AC: That’s fine. If we could just move on to the next question. I had to move away from the screen temporarily, but just keep talking as it’s recording. But the question is the final one, so what directions do you see the intersection of disability and cyberspace going in the future? And then, I’m just curious to know how you found it engaging in this project of the Cripping Cyberspace, you know the virtual exhibition process, and if it’s been challenging et cetera. So it’s a two-pronged question.


CH: I think that in terms of disability in cyberspace, new technological advances have always been creating new kinds of disability or changing what we deem as disabling or not disabling. I think of my vision and whether or not I would be perceived as having a disability based on my own vision in a different time and place, and because I have a non-stigmatized corrective lens now, it’s not considered to be a disability. And so we’re constantly changing these human machine or human prosthetic interactions. And I’ve heard a lot from laypeople who hear about my research, “Well, isn’t the amount of people with disabilities increasing because we have better medical technologies so people with severe disabilities are living longer?” And what I kind of say to that is that what we define as disabling and what we define as a normative or corrective prosthetic is also always changing. So the question of whether there are more people with disabilities now or in the past has less to do with the medical technology and what it can do and more to do with how we perceive it. And then in terms of participating in this project, it’s been a really fantastic kind of push for me to move my ideas ahead kind of on a faster timeline than I had been anticipating. And I think the biggest insight so far is that it’s really difficult to intentionally design inaccessibility. With the physical installation, I just wasn’t expecting how much work it would be to logistically create a physical interface of inaccessibility, which is strange. And I’m really looking forward to seeing the whole project all together, because I haven’t seen the other artworks yet.


AC: Okay, good. And what about the push that I’ve given you to do the audio transcription. I know you haven’t probably started engaging with it yet, but just any general thoughts around that?


CH: I’m sorry, could you say that one more time?


AC: Oh. How I’ve requested everybody to engage in an audio transcription process? And even though you haven’t started it yet, I’m just wondering if you have any general thoughts around that.

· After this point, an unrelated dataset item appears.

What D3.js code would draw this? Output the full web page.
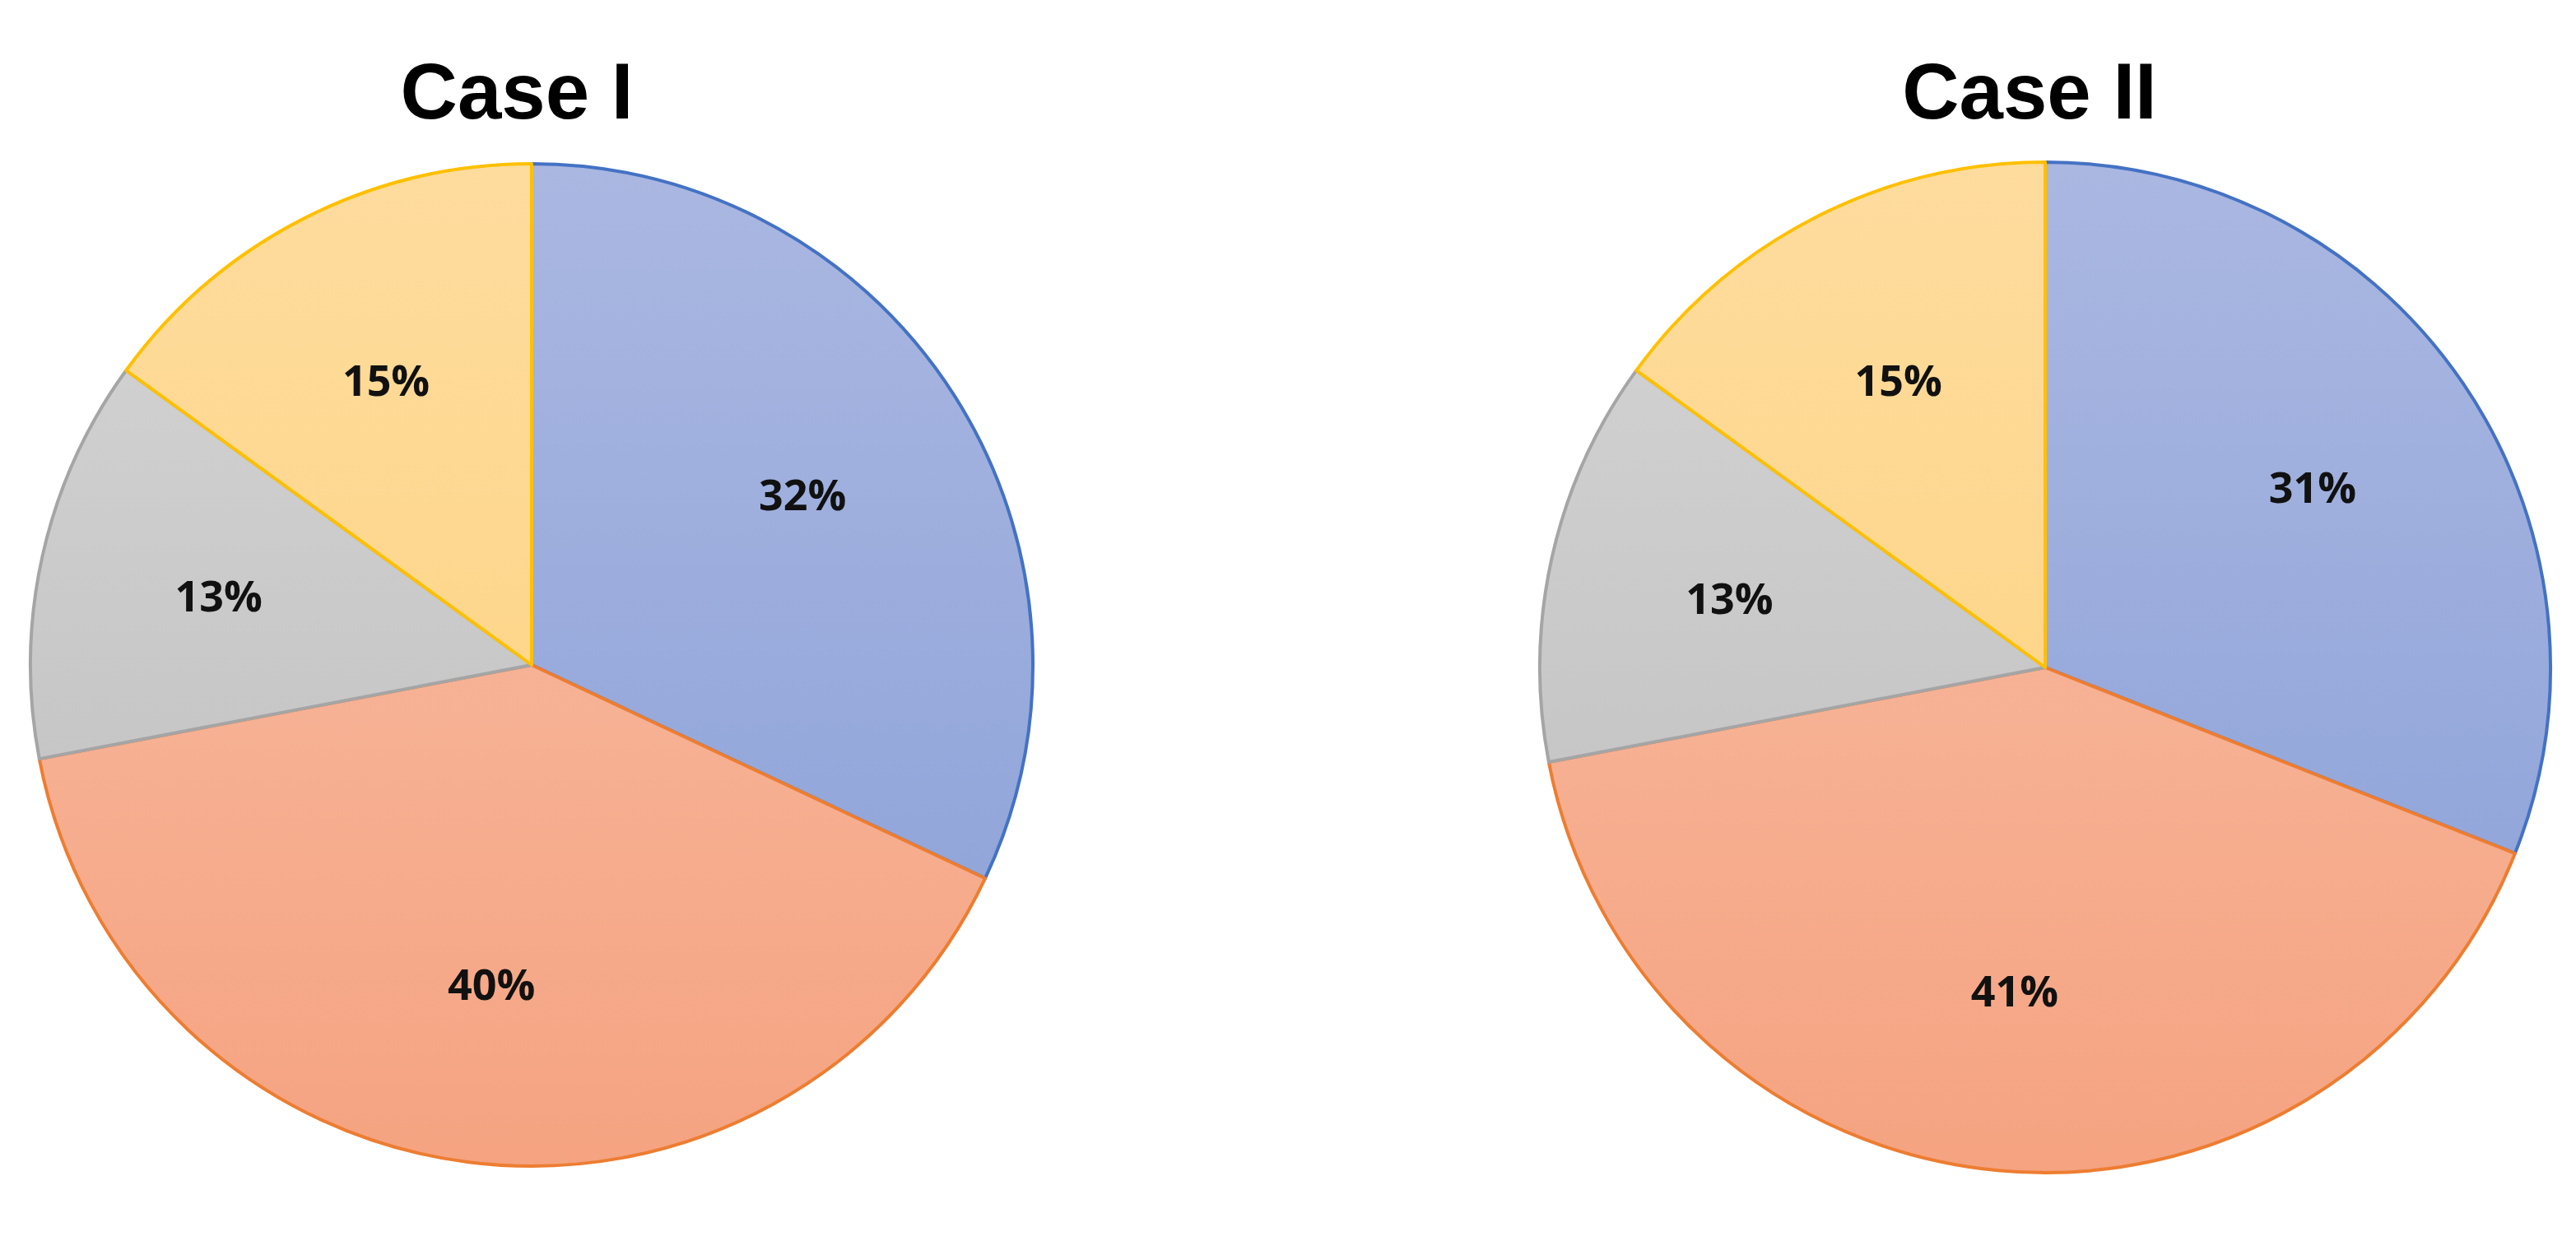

CH: Yeah. I saw your email about that today, and I was thinking about it, and I was thinking first of all it’s a big job. That’s the first thought, right. And I guess I was sort of thinking that what’s kind of interesting about this project is that given that there’s no utopian design because design is always kind of a process of trying something and trying something else, the question isn’t really about how we do it the first time, sort of much as how we are able to constantly reconfigure to make things work. And so I think that that sort of is the new perspective on accessibility that I’m coming to by thinking that through in terms of a flexibility to difference. And also the learning process that results from translating something into a new form in order to make it accessible for another audience or a particular audience.


AC: Yes, exactly. Okay, is there anything else you wanted to add before we end the interview?


CH: No. I want to interview you now!